Entries with chart source code:
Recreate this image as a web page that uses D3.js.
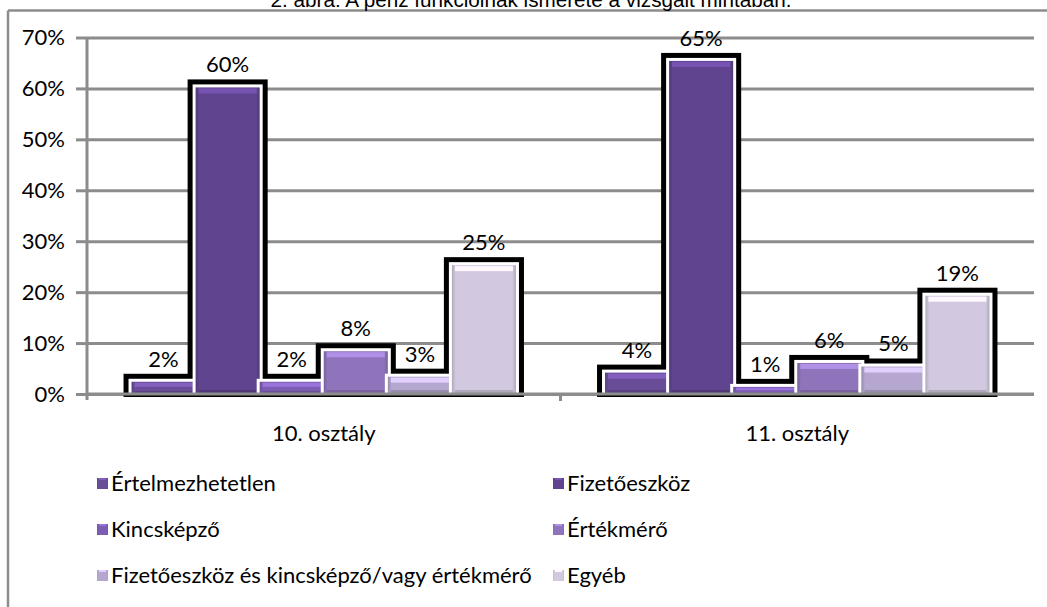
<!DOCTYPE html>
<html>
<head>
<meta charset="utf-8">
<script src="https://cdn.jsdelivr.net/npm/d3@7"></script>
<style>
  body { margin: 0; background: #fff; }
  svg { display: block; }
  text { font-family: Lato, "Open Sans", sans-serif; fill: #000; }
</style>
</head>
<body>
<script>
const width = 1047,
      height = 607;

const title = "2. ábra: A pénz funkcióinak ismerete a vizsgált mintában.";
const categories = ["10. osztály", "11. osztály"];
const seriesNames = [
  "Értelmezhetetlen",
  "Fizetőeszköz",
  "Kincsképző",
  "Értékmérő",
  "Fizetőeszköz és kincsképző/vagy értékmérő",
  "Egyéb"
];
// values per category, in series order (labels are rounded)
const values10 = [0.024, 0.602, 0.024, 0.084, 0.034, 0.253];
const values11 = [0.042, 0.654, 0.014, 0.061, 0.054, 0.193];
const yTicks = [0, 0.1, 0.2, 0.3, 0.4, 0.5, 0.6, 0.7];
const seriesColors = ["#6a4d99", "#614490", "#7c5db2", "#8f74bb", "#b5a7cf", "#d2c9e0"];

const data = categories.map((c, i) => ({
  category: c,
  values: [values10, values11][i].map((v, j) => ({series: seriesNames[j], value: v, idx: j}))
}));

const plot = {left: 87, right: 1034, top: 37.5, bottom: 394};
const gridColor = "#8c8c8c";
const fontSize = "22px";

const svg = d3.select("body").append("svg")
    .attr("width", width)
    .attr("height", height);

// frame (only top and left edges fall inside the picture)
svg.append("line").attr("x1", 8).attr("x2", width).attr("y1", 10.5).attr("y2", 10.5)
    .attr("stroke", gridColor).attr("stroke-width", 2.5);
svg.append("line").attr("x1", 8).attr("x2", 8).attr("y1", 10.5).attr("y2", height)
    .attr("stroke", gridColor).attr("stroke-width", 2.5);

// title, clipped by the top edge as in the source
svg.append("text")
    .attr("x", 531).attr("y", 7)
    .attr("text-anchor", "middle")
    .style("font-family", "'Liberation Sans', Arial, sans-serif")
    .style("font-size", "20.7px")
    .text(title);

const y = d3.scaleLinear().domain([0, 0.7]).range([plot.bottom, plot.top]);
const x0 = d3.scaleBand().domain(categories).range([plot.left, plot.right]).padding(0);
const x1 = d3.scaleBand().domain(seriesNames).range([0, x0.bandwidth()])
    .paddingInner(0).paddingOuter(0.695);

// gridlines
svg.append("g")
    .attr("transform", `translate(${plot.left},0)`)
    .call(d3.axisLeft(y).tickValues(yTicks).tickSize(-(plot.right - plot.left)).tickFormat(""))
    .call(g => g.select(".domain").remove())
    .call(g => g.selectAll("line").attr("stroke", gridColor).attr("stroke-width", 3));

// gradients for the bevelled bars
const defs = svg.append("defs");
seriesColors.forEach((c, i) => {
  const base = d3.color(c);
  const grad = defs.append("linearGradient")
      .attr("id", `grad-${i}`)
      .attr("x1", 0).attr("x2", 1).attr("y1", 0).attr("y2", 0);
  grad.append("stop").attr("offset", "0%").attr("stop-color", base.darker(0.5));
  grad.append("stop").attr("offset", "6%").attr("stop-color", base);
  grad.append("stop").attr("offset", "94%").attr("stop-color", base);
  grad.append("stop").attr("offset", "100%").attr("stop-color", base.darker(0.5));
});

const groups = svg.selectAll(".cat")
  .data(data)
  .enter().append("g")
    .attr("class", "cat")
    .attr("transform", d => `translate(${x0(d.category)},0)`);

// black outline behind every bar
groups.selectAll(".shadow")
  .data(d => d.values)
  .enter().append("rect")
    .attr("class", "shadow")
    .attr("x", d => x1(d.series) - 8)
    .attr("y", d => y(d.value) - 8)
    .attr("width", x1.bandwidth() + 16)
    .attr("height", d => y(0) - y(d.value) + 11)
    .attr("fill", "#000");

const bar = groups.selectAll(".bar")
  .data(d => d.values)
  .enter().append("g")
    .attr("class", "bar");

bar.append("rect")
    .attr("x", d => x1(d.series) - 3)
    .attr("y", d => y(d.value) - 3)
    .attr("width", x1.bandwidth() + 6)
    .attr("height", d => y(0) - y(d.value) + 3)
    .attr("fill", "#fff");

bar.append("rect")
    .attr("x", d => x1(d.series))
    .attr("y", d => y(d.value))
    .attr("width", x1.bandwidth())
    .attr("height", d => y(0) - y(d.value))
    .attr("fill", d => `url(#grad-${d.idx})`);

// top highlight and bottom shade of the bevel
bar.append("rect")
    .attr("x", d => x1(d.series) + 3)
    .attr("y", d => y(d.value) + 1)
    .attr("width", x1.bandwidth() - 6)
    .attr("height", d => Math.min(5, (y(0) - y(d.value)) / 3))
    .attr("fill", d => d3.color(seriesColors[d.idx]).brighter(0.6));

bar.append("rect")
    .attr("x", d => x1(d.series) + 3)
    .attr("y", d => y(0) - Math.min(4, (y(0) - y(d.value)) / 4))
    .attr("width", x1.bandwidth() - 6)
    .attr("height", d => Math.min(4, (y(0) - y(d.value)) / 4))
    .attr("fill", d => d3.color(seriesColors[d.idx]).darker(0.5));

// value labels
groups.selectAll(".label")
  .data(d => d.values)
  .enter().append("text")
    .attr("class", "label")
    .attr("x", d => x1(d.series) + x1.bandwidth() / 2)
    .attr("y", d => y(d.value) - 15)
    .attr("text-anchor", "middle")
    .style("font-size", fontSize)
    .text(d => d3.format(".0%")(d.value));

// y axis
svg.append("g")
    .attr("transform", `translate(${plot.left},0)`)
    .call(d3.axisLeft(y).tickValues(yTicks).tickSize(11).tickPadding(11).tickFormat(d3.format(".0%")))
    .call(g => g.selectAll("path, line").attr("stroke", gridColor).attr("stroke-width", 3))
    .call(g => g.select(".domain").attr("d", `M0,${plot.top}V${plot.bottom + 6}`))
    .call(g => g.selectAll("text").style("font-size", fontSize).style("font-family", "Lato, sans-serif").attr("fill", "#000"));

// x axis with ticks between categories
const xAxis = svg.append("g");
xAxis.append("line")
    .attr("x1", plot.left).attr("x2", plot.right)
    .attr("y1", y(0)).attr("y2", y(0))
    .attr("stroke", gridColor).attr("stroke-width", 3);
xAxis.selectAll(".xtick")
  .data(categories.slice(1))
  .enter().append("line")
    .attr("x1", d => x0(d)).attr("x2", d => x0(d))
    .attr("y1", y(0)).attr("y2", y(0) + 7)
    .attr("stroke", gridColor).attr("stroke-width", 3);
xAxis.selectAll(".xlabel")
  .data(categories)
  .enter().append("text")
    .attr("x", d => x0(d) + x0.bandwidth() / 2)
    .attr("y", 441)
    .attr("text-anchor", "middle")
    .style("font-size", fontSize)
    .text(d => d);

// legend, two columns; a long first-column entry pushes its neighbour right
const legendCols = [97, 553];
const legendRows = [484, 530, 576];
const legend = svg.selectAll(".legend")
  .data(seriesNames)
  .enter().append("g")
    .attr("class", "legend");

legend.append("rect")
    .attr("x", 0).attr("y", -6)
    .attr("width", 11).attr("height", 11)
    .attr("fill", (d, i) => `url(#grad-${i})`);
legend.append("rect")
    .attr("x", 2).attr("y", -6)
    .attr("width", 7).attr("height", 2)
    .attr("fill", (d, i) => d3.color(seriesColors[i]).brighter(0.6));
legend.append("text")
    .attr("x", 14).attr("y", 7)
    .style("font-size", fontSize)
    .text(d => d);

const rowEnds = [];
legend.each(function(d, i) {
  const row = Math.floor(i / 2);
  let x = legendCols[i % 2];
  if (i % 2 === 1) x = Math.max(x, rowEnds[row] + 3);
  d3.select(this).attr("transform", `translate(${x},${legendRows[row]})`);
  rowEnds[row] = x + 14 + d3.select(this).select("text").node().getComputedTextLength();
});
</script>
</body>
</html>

...

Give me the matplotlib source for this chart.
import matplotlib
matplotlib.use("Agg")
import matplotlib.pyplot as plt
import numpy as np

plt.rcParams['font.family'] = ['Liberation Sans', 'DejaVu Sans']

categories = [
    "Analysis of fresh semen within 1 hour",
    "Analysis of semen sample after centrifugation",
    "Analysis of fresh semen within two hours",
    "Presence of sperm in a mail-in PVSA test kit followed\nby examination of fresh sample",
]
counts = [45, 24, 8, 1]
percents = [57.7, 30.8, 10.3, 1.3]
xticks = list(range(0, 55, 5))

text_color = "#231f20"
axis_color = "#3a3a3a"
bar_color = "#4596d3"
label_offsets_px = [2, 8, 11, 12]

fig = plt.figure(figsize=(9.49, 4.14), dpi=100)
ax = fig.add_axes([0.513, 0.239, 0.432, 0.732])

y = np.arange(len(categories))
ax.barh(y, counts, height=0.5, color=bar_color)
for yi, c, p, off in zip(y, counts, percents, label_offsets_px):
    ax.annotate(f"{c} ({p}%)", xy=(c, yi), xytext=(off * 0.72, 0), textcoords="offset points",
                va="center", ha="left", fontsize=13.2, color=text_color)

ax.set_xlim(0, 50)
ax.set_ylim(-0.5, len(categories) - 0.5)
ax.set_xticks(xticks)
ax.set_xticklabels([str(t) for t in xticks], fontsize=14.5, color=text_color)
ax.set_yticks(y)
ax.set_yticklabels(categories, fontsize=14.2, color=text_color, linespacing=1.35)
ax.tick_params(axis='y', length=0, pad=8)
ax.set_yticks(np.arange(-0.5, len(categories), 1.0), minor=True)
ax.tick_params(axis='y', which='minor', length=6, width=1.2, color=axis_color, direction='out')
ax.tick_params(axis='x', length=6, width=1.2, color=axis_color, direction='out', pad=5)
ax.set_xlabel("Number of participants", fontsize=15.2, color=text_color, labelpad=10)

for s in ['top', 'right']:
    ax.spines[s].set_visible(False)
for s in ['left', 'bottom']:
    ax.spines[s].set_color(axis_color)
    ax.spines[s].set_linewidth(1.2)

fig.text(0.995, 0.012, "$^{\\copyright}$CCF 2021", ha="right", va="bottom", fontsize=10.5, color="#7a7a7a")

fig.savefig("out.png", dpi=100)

* _Exercise objective_: Omit all pictures, and reproduce exactly the lines from the one holding "Recreate this image" through the one holding "height = 607;", both included.

* _Full answer_:
Recreate this image as a web page that uses D3.js.
<!DOCTYPE html>
<html>
<head>
<meta charset="utf-8">
<script src="https://cdn.jsdelivr.net/npm/d3@7"></script>
<style>
  body { margin: 0; background: #fff; }
  svg { display: block; }
  text { font-family: Lato, "Open Sans", sans-serif; fill: #000; }
</style>
</head>
<body>
<script>
const width = 1047,
      height = 607;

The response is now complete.